When the American version of The Office first aired what feels now like fifty years ago, it was a charming little show. It wasn’t groundbreaking, Anglophiles and film students kept reminding us, it was only a faded copy of the greatness that the Ricky Gervais’ The Office had been, but to the viewers of network TV comedy it was a bemused reflection of the ordinary dramas of an ordinary workplace. The boss was an idiot, but whose boss isn’t? Dwight, the weird guy who grew beets and was obsessed with self defense was a variation of that weird guy in the office most of us have come into contact with at one point or another. The “will they or won’t they” romance between Pam, the receptionist and Jim, a paper salesman was sweet and hopeful. All the ordinary people expressing their subtle or not so subtle strangeness was delicate and mild, like a vanilla latte.
And then the years dragged on and on and on..and on. What had been a bunch of wacky young or youngish people became a group of older people in a place they didn’t care about surrounded by coworkers they didn’t really respect, led by a man who craved their love more than the success of the company. The Michael Scott of season one was quirky and aggravating, but the odd selection of replacements that has followed (James Spader, Catherine Tate, Ed Helms) have cranked the quirk level up as the subtlety of the show has decreased. It never was a great show, but somewhere around the time Jim and Pam finally got together, it became the sitcom it always pretended it wasn’t - a relationship comedy in the vein of Friends or Two and A Half Men.

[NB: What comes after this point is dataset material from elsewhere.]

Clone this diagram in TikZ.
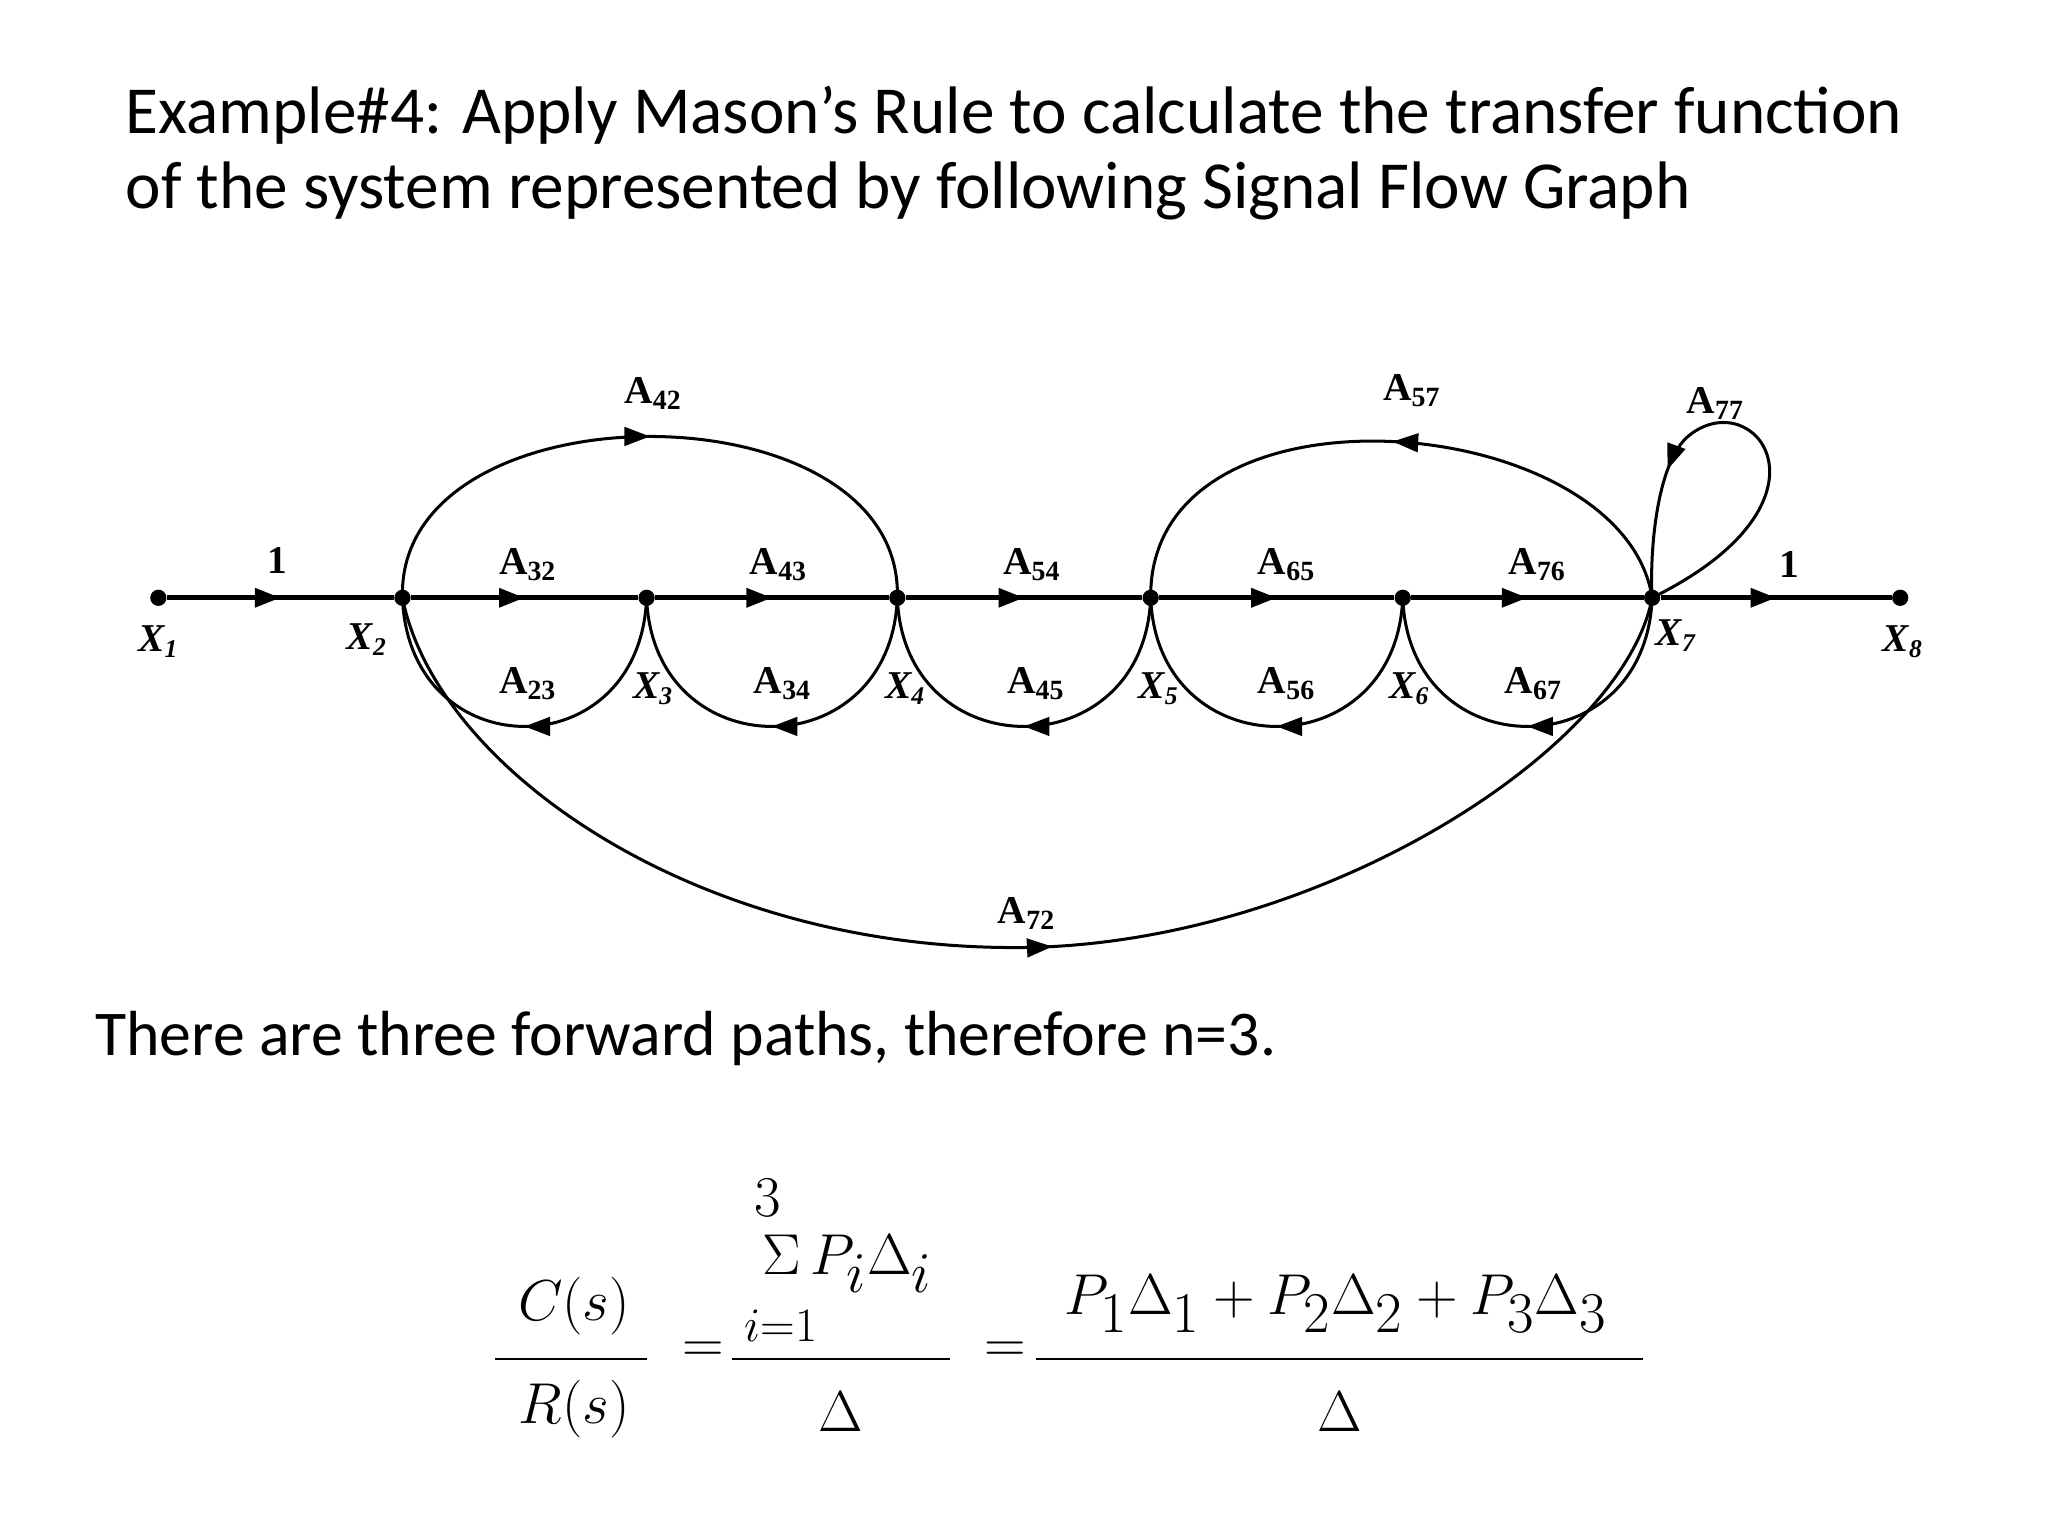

Yes, I said it. I invoked Two and a Half Men, but the show really has gotten that depressing. And why shouldn’t it? It’s a comedy set in the workplace of a not very successful paper company during a recession. Jim and Pam, rather than being just a boring couple like Ross and Rachel, have become emblematic of a tight fearful economic time, when taking risks and expecting big rewards seems like an unwise path. Jim never respected his job or the people around him because he knew he could do more. Picking on Dwight and romancing Pam away from her fiance was his way of reminding himself he was smarter than this, better than this, and that soon this office and everything in it would be a distant memory. In one particular episode Pam and Jim compare movies they love and Pam says Fargo is one of her favorites. Fargo? The timid receptionist loves Coen Brothers movies? She was striving to be more, went to art school, and then, in a move that made me give up on the show, quit and moved home to marry Jim. The Office has been on so long was have watched John Krasinski and Jenna Fischer go from young actors reveling in the first blush of success to lifers waiting out the series. Once they got married there was nothing else for the characters of Jim and Pam to do, but struggle with the contradiction of being the coolest people in the office who “totally get it” and being trapped in a boring life they backed into by talking themselves out of everything else. Ultimately, they weren’t too cool to try, they were too scared to try. Of course, the show required that these characters stay at Dunder Mifflin, we couldn’t follow their characters anymore if they didn’t, but how sadly does this mirror the lives of so many people. In what might be a brilliant move of sad editorializing, Jim and Pam’s ever diminishing opportunities to be interesting characters reflect may just reflect the diminishing opportunities of people in American cities like Scranton, OH. It does appear that Jim and Pam will finally be released to internet start-up success by the deus ex machina that is the series finale, but that’s TV for you. The car went over the cliff, but somehow Jim and Pam and the whole Office gang are going to drive off into the sunset to live out their dreams.